• Goal:
Start at the line that contains "Clone this chart", stop at the line that contains "XAxis, YAxis, ReferenceLine", and repeat every line in that span, those two included, with no pictures.

• Exercise material:
---
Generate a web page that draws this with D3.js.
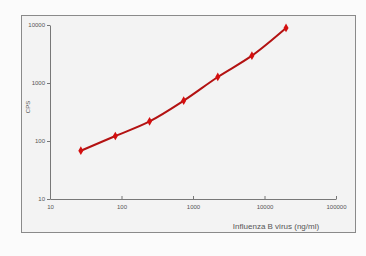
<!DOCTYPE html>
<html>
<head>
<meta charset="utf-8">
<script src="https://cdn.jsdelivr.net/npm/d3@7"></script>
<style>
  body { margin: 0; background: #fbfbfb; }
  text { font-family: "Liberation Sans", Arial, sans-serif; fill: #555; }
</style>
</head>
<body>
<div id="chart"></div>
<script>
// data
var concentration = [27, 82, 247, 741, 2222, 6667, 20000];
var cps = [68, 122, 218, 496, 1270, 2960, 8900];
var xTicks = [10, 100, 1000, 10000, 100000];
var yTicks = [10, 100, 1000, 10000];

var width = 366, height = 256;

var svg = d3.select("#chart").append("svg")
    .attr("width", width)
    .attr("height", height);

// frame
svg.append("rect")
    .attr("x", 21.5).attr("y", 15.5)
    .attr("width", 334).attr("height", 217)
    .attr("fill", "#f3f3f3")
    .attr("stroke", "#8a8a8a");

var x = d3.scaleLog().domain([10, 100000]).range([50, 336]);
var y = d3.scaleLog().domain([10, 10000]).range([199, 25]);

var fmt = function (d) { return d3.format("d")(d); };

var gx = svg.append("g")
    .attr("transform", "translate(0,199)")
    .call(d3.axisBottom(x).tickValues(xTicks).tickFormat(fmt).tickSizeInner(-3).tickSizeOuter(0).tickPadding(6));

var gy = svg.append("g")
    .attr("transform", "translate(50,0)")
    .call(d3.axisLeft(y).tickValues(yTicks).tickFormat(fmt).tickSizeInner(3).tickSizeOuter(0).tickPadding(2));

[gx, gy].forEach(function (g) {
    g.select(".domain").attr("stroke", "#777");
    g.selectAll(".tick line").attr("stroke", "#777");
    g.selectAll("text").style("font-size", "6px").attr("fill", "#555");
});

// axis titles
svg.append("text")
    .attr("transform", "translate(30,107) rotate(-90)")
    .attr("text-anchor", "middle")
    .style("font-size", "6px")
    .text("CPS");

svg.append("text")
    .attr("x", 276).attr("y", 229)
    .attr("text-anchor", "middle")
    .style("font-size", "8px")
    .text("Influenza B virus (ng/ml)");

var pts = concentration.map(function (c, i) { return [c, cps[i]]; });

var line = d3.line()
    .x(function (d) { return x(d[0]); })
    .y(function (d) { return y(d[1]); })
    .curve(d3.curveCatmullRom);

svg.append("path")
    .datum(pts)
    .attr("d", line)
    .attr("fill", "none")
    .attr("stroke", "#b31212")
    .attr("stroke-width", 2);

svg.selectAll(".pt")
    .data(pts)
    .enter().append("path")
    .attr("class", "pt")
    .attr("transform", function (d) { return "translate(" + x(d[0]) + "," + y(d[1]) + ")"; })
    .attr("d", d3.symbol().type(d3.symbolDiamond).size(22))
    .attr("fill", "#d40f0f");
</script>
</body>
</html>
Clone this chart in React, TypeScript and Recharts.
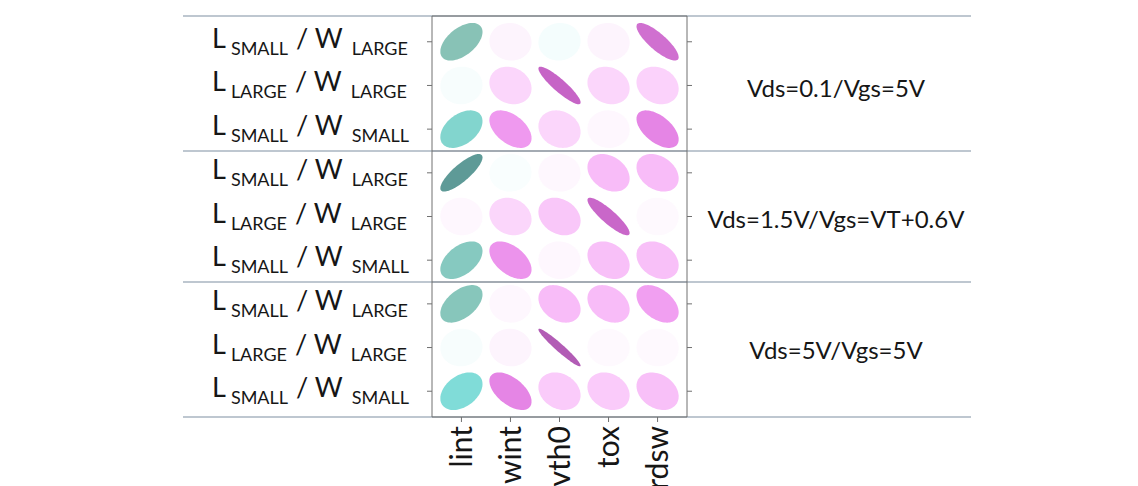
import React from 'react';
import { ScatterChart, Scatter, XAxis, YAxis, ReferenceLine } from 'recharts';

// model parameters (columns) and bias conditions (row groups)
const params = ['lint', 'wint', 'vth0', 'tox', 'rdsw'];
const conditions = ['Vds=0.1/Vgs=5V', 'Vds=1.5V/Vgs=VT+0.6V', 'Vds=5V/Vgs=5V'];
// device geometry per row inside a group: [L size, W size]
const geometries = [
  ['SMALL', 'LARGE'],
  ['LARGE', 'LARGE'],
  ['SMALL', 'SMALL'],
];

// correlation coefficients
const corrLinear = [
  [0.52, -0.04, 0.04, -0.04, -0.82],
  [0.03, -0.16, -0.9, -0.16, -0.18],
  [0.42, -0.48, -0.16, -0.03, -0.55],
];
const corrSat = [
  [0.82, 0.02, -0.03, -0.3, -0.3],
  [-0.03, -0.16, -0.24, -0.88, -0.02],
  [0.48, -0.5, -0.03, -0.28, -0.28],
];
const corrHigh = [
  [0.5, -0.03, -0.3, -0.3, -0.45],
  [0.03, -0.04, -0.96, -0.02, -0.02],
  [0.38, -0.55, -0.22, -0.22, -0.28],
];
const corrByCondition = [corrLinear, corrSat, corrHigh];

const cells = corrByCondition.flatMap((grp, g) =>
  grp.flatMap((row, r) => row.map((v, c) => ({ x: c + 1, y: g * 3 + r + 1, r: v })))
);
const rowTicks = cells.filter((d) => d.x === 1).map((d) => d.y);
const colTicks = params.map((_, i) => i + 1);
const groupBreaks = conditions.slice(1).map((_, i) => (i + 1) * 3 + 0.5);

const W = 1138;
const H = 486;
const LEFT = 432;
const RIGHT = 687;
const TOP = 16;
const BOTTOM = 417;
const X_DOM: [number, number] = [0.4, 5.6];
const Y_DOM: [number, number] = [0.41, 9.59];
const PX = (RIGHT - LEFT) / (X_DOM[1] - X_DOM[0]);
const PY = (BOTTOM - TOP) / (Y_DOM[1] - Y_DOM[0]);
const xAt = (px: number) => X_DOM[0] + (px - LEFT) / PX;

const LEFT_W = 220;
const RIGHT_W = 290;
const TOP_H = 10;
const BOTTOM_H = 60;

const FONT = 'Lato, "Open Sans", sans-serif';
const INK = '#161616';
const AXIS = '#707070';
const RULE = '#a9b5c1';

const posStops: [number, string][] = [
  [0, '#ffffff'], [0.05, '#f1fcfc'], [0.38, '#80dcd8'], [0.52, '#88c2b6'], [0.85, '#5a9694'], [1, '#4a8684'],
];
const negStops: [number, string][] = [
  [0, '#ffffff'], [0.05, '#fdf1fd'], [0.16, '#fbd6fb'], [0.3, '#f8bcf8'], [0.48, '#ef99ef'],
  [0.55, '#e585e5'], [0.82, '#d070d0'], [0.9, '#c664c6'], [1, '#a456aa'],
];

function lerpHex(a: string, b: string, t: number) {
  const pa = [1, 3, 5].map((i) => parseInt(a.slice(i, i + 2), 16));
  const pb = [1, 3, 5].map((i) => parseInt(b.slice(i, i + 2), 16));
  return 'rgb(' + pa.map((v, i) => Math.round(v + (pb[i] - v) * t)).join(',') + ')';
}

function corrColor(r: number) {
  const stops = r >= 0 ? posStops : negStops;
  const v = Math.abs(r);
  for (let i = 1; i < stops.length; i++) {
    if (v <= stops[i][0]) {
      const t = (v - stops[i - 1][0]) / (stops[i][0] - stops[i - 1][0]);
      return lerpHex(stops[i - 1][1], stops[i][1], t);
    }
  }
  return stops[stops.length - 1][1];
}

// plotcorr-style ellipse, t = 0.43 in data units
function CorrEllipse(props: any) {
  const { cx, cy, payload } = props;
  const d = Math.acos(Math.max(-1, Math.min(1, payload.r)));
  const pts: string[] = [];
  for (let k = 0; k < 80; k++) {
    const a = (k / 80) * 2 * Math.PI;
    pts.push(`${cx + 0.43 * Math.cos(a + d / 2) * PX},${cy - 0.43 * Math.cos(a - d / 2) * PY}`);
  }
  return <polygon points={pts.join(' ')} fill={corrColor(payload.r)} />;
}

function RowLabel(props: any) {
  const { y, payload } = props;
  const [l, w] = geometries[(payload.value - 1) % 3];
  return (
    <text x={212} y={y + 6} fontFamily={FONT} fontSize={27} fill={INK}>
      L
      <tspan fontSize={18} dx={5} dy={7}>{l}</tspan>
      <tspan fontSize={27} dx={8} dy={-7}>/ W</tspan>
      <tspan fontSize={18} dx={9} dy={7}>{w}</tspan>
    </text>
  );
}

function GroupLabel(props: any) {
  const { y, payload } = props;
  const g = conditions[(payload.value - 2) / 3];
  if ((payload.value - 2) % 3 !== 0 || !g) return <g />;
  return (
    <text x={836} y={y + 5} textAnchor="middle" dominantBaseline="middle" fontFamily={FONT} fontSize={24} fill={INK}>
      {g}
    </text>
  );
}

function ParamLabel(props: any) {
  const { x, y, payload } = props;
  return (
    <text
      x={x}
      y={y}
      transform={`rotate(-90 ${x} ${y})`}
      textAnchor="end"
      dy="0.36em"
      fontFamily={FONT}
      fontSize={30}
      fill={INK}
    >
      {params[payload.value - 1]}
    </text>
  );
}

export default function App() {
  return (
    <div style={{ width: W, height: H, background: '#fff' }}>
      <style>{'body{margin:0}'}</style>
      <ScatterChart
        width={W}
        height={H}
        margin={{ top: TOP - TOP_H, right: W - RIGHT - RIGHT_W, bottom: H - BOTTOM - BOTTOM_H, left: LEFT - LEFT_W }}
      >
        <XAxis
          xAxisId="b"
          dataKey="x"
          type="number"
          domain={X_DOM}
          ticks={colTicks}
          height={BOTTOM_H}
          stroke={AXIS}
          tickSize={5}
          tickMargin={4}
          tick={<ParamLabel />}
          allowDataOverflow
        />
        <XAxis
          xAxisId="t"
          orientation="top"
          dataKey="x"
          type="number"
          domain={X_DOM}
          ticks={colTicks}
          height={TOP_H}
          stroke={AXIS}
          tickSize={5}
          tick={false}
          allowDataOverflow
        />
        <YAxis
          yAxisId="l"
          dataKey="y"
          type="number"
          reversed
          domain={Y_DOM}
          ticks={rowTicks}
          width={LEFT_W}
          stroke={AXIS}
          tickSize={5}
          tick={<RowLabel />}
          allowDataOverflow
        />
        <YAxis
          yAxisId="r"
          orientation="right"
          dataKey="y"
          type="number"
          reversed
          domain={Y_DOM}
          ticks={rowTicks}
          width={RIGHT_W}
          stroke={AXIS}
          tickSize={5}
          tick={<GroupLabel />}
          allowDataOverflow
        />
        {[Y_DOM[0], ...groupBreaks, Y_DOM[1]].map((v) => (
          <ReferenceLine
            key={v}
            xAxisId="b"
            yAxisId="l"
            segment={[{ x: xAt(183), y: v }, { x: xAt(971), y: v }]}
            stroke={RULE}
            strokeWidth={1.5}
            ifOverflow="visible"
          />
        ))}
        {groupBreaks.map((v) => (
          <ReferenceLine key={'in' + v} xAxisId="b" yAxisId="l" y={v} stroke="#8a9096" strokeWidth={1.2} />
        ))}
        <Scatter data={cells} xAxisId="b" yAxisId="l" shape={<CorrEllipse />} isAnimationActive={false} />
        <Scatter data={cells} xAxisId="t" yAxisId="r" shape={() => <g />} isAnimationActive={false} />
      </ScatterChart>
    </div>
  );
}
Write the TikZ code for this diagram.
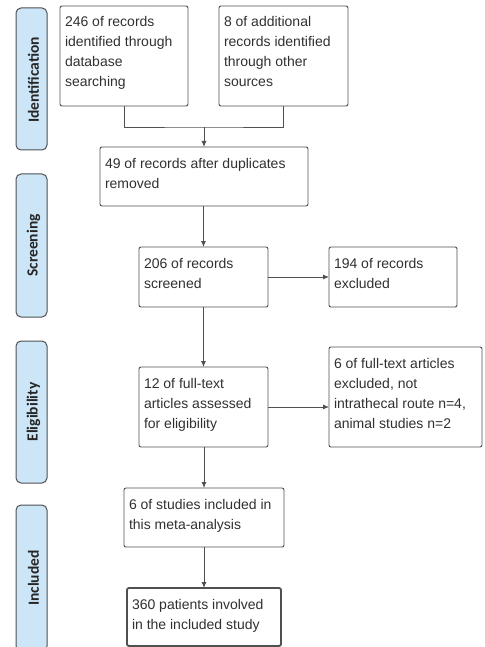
---
• Response to this exercise:
Clone this chart in React, TypeScript and Recharts.
import React from 'react';
import { ScatterChart, Scatter, XAxis, YAxis, ReferenceLine } from 'recharts';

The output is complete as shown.